Rows from a dataset of charts and code

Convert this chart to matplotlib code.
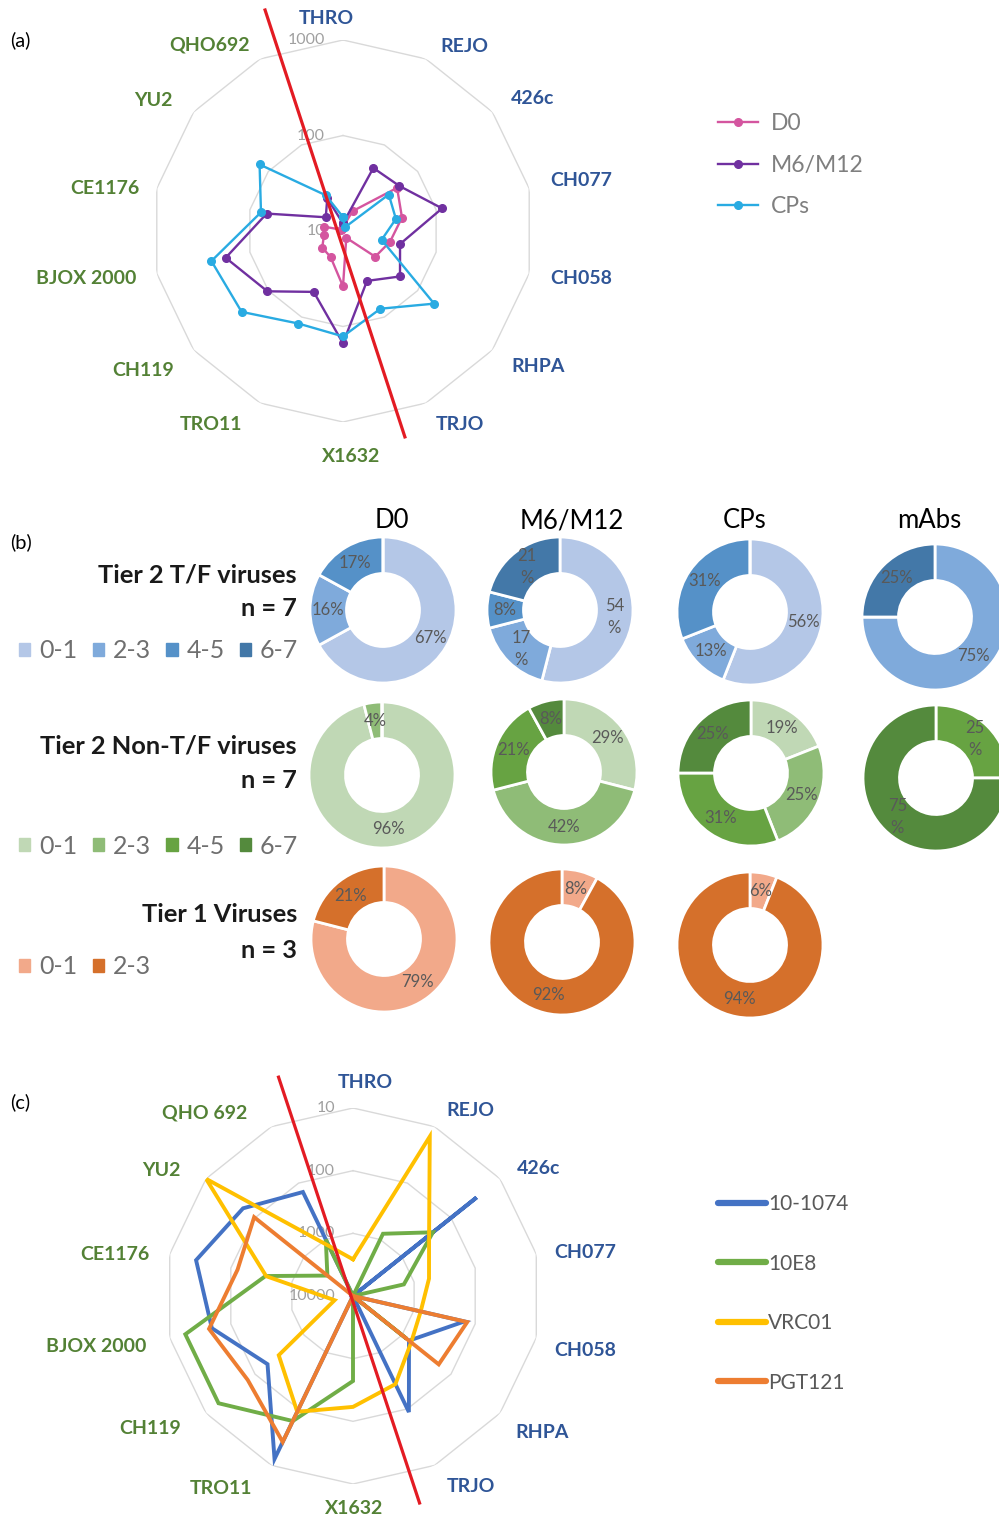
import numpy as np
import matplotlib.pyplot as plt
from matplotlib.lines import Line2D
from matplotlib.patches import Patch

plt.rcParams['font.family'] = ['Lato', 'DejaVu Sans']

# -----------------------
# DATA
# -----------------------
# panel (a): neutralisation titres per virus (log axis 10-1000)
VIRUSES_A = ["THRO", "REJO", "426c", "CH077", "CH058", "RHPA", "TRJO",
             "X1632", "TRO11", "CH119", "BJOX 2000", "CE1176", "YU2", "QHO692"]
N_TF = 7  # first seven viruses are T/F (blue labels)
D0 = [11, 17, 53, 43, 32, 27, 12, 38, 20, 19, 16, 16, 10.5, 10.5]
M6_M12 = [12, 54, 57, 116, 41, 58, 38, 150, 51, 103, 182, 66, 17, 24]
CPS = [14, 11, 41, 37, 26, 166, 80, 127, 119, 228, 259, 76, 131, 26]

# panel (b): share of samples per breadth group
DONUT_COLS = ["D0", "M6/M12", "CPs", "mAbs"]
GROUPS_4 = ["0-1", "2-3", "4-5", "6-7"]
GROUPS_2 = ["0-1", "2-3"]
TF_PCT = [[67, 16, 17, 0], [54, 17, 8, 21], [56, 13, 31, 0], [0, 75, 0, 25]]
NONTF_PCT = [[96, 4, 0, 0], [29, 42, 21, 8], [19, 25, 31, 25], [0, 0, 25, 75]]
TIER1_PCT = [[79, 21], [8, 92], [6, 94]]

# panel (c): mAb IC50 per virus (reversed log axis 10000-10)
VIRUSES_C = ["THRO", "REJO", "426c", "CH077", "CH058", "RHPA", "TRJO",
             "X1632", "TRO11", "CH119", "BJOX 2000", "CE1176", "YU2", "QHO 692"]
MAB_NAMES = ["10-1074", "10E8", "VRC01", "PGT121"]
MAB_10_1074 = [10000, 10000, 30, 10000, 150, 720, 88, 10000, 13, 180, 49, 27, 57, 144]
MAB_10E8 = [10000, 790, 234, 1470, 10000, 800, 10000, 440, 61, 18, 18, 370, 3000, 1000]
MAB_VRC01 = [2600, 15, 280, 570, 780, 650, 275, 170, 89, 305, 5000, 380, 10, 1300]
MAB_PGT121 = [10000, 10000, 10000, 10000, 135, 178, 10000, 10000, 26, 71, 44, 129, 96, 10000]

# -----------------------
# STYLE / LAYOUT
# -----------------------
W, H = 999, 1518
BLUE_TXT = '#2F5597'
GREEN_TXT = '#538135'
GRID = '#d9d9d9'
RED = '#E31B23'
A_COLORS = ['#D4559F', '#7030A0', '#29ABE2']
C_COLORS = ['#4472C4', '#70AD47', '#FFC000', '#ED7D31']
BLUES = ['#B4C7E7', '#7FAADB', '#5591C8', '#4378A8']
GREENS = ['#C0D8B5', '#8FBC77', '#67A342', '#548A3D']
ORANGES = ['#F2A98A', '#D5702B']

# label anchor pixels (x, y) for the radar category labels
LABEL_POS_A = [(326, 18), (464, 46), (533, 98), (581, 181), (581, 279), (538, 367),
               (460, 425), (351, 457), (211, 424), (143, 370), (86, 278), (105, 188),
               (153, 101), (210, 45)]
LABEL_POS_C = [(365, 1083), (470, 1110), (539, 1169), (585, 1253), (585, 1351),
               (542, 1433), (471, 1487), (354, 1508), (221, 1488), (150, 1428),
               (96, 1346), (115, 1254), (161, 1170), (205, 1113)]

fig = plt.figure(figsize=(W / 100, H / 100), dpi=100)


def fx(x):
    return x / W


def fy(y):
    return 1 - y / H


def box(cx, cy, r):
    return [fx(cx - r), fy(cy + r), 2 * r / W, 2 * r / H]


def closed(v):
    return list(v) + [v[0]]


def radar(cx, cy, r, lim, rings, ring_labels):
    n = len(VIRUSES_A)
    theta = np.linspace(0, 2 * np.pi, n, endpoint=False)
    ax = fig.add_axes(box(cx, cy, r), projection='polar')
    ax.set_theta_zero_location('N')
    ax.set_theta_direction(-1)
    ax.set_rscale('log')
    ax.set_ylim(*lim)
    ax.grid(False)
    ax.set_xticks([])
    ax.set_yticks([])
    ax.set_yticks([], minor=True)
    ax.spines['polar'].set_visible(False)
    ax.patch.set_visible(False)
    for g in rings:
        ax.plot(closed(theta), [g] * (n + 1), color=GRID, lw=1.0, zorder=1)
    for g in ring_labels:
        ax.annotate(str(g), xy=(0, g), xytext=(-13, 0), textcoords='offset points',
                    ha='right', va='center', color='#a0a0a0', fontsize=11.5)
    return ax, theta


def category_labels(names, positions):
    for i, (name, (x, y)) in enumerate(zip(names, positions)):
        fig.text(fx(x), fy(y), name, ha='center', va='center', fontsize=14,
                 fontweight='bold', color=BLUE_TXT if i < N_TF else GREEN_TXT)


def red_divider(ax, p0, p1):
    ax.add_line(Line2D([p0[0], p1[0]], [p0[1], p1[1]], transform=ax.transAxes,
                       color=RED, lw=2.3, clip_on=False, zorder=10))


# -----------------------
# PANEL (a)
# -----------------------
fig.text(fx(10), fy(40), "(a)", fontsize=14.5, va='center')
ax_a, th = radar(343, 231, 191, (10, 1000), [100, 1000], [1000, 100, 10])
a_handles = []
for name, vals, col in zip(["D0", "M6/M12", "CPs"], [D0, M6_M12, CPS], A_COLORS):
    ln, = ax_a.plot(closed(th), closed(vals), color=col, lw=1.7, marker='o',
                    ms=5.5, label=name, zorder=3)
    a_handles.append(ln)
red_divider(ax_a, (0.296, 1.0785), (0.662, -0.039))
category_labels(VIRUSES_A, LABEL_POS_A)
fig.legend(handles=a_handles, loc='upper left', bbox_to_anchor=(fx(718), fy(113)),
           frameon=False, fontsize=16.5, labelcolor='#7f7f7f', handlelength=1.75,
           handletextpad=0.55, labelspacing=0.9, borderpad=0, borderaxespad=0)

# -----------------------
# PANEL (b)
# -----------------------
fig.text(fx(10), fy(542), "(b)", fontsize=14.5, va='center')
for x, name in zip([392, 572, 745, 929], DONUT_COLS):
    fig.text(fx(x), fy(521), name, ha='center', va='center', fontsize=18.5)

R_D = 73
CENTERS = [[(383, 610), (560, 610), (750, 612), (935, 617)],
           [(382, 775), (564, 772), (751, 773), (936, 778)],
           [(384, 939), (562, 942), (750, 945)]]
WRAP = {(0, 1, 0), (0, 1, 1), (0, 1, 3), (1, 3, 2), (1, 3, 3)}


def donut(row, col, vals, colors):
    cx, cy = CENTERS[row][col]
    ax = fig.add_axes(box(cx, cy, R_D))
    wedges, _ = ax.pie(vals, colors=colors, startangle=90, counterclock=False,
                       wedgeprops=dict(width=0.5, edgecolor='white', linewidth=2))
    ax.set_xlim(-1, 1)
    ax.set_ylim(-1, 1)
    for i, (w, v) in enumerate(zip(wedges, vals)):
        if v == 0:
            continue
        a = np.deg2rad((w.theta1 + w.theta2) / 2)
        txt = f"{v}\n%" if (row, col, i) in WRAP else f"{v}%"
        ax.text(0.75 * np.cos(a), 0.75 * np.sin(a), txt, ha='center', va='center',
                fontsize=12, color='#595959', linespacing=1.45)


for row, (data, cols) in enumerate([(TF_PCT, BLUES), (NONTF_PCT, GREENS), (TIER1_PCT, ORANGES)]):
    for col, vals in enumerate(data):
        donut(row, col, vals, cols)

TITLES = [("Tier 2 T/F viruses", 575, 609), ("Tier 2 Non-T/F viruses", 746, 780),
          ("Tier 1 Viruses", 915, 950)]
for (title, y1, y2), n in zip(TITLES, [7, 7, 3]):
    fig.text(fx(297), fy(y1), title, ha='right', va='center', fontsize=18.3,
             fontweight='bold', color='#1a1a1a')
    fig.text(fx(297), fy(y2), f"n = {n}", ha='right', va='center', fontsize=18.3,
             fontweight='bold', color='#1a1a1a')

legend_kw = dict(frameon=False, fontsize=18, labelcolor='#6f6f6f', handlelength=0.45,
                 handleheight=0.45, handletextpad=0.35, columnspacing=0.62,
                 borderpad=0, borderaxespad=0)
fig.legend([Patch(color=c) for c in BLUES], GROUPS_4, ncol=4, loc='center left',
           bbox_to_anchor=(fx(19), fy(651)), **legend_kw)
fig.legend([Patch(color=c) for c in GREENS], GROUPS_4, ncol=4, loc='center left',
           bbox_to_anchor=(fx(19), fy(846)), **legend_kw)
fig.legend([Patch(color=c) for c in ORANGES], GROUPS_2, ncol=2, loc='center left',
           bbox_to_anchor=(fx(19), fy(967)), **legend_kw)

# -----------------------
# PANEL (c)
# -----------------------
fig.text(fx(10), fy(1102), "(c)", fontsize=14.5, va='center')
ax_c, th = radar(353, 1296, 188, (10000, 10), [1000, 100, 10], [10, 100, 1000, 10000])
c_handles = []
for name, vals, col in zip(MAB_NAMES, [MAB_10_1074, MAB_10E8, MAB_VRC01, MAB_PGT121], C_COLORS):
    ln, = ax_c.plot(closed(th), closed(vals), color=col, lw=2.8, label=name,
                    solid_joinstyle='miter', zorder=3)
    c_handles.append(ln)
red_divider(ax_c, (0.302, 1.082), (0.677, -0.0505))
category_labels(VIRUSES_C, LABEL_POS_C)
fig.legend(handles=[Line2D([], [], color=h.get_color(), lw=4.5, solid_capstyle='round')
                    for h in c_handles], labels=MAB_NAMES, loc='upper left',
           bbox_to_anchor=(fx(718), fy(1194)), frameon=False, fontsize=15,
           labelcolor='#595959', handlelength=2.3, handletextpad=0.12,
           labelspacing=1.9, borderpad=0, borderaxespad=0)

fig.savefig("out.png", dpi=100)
==
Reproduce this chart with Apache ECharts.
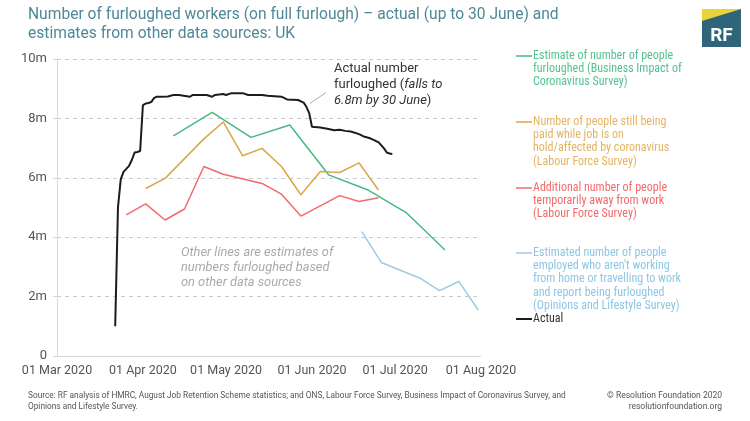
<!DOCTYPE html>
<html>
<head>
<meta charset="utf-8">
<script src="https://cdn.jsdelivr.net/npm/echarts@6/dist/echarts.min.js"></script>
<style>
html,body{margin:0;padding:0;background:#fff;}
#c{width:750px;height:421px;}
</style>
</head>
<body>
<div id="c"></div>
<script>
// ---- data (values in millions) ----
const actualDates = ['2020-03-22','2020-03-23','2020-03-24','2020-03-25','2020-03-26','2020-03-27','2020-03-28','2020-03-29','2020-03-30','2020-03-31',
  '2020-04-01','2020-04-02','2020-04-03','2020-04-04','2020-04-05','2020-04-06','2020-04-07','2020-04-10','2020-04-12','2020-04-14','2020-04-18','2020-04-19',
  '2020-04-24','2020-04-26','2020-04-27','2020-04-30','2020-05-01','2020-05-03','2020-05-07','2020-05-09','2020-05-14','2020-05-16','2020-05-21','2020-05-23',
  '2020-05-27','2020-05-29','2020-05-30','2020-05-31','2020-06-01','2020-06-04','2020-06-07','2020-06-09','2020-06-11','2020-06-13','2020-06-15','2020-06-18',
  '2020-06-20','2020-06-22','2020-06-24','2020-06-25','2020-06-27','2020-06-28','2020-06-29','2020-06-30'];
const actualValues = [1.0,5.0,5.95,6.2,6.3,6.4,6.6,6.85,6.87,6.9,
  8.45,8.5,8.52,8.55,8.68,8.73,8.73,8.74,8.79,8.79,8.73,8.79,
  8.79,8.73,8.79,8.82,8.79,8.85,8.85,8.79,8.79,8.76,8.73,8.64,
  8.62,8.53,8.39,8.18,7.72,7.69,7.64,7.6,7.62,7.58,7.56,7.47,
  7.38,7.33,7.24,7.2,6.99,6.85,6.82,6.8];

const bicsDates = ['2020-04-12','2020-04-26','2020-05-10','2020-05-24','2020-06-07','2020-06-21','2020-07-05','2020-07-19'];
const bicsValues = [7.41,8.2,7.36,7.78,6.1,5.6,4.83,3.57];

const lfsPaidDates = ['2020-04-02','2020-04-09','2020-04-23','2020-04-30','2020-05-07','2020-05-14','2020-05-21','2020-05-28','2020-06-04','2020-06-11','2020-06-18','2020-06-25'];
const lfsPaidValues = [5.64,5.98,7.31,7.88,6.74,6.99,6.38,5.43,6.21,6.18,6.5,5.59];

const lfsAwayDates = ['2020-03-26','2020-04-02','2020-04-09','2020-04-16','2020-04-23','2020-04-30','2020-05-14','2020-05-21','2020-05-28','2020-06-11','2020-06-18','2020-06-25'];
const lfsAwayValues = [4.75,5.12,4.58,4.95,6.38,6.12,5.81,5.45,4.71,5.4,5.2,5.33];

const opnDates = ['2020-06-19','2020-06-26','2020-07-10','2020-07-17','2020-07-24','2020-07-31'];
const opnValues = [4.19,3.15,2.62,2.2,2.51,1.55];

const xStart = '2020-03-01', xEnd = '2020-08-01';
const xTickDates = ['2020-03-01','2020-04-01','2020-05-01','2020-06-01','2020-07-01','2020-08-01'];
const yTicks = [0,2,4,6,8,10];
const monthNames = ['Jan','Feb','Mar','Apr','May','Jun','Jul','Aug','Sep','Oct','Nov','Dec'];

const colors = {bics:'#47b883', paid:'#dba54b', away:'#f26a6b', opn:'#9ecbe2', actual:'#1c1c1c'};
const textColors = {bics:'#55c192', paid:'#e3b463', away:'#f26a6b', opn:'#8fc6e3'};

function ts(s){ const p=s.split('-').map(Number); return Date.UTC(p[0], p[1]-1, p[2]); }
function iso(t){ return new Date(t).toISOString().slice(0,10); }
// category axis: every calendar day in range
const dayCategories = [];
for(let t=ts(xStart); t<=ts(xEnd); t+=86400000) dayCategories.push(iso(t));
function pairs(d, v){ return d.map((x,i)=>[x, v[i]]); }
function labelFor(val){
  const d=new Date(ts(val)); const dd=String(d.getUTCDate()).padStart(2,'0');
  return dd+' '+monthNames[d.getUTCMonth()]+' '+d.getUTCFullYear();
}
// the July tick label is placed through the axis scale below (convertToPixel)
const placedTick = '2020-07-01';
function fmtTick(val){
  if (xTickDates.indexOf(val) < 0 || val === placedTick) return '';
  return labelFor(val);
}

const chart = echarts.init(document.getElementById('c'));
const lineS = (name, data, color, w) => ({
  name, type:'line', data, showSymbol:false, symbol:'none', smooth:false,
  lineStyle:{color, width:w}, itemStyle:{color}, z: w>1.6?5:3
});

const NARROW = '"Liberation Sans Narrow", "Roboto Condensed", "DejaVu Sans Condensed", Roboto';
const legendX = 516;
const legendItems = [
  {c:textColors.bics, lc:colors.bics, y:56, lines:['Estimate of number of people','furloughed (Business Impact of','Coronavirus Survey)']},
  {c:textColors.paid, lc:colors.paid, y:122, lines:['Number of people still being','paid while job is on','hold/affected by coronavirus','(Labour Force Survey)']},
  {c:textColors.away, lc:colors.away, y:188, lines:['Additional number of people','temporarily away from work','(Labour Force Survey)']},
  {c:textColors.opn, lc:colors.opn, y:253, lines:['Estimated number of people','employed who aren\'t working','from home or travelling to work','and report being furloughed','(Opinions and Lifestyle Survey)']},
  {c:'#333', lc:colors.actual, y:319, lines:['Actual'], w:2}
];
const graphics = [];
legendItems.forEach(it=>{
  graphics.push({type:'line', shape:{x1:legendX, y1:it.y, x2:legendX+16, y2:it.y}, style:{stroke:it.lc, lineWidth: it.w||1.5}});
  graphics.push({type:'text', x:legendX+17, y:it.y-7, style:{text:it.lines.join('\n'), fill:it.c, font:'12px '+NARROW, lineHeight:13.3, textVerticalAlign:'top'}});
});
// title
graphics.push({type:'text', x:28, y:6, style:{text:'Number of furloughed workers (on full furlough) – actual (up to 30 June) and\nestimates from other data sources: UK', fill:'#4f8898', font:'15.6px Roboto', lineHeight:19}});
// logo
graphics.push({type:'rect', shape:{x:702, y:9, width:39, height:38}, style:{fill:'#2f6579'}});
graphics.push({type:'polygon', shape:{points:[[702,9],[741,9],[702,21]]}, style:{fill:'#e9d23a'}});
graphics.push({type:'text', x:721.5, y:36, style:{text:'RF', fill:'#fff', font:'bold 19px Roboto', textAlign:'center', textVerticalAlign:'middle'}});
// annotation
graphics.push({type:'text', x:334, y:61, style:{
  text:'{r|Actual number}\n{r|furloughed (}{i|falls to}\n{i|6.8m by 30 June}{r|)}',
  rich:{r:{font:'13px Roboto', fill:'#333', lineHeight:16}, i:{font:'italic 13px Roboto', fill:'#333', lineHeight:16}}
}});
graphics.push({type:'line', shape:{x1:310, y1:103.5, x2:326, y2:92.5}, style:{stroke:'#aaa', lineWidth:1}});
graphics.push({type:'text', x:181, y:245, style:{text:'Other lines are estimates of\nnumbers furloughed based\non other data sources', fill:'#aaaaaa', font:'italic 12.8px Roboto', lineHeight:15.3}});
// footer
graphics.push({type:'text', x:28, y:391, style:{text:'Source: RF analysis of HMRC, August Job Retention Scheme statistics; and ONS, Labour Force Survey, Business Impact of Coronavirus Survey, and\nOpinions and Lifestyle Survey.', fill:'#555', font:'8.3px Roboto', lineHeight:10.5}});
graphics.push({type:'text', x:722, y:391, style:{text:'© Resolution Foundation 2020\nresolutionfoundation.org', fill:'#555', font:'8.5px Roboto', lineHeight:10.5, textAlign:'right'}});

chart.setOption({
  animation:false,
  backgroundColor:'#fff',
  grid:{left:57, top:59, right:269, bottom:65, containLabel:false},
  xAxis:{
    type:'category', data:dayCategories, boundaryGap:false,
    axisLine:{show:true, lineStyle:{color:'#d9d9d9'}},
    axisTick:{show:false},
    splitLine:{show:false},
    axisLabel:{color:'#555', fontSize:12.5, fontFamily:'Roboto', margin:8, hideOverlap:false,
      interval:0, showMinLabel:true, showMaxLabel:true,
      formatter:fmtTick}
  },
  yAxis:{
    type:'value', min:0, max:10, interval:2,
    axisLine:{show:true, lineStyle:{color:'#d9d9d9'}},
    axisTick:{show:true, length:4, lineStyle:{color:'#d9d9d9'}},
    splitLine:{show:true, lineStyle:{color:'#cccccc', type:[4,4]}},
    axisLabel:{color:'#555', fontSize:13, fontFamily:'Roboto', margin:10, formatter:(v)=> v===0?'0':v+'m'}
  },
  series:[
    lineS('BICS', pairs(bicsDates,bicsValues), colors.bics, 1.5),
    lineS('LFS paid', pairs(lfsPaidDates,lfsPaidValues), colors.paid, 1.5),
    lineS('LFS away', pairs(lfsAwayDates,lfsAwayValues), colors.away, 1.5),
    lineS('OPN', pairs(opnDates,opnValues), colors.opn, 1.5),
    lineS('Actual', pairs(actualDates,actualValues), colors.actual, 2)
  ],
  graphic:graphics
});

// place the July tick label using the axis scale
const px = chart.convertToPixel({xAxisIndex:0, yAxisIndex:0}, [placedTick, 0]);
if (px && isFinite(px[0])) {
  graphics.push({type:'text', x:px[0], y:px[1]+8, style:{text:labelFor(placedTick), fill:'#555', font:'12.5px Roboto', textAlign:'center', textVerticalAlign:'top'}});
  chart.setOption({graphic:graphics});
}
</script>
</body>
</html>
...
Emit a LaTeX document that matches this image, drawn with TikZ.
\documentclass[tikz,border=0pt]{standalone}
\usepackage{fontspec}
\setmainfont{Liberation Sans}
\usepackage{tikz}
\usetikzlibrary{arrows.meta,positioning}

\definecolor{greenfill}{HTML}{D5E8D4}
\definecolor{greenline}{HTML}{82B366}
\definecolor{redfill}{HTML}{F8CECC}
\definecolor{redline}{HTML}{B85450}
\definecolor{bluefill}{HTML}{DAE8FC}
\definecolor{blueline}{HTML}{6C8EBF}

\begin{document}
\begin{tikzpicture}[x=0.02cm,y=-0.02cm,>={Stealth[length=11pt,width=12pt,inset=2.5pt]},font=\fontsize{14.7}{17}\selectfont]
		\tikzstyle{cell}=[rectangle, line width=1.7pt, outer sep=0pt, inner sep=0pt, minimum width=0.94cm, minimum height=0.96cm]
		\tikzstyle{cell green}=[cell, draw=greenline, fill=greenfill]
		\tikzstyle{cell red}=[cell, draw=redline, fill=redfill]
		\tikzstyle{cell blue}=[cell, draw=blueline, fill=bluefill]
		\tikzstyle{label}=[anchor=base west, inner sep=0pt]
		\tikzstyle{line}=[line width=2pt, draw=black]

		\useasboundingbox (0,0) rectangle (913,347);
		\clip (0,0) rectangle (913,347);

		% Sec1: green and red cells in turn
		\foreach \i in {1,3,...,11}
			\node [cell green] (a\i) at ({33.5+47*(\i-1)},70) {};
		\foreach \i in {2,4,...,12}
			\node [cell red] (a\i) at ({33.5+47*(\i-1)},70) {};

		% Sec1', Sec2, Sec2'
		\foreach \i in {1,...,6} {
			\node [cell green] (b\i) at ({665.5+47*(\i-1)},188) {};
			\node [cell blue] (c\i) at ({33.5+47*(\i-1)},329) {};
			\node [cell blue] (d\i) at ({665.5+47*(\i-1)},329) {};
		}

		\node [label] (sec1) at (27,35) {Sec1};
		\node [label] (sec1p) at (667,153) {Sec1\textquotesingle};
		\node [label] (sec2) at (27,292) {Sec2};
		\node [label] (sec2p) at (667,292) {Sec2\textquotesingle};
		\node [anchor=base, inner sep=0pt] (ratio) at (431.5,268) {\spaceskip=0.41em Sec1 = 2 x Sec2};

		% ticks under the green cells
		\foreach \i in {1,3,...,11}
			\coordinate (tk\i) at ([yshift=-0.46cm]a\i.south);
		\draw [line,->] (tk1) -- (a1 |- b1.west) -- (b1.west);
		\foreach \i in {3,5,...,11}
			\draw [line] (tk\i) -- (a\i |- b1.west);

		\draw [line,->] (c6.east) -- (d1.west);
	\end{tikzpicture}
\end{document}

→ Given problem: Print everything from the line with "Convert this chart to matplotlib code." down to the line with "TIER1_PCT = [[79, 21], [8, 92], [6, 94]]" in the entries above, both lines included and nothing more, without the pictures.

→ Task output:
Convert this chart to matplotlib code.
import numpy as np
import matplotlib.pyplot as plt
from matplotlib.lines import Line2D
from matplotlib.patches import Patch

plt.rcParams['font.family'] = ['Lato', 'DejaVu Sans']

# -----------------------
# DATA
# -----------------------
# panel (a): neutralisation titres per virus (log axis 10-1000)
VIRUSES_A = ["THRO", "REJO", "426c", "CH077", "CH058", "RHPA", "TRJO",
             "X1632", "TRO11", "CH119", "BJOX 2000", "CE1176", "YU2", "QHO692"]
N_TF = 7  # first seven viruses are T/F (blue labels)
D0 = [11, 17, 53, 43, 32, 27, 12, 38, 20, 19, 16, 16, 10.5, 10.5]
M6_M12 = [12, 54, 57, 116, 41, 58, 38, 150, 51, 103, 182, 66, 17, 24]
CPS = [14, 11, 41, 37, 26, 166, 80, 127, 119, 228, 259, 76, 131, 26]

# panel (b): share of samples per breadth group
DONUT_COLS = ["D0", "M6/M12", "CPs", "mAbs"]
GROUPS_4 = ["0-1", "2-3", "4-5", "6-7"]
GROUPS_2 = ["0-1", "2-3"]
TF_PCT = [[67, 16, 17, 0], [54, 17, 8, 21], [56, 13, 31, 0], [0, 75, 0, 25]]
NONTF_PCT = [[96, 4, 0, 0], [29, 42, 21, 8], [19, 25, 31, 25], [0, 0, 25, 75]]
TIER1_PCT = [[79, 21], [8, 92], [6, 94]]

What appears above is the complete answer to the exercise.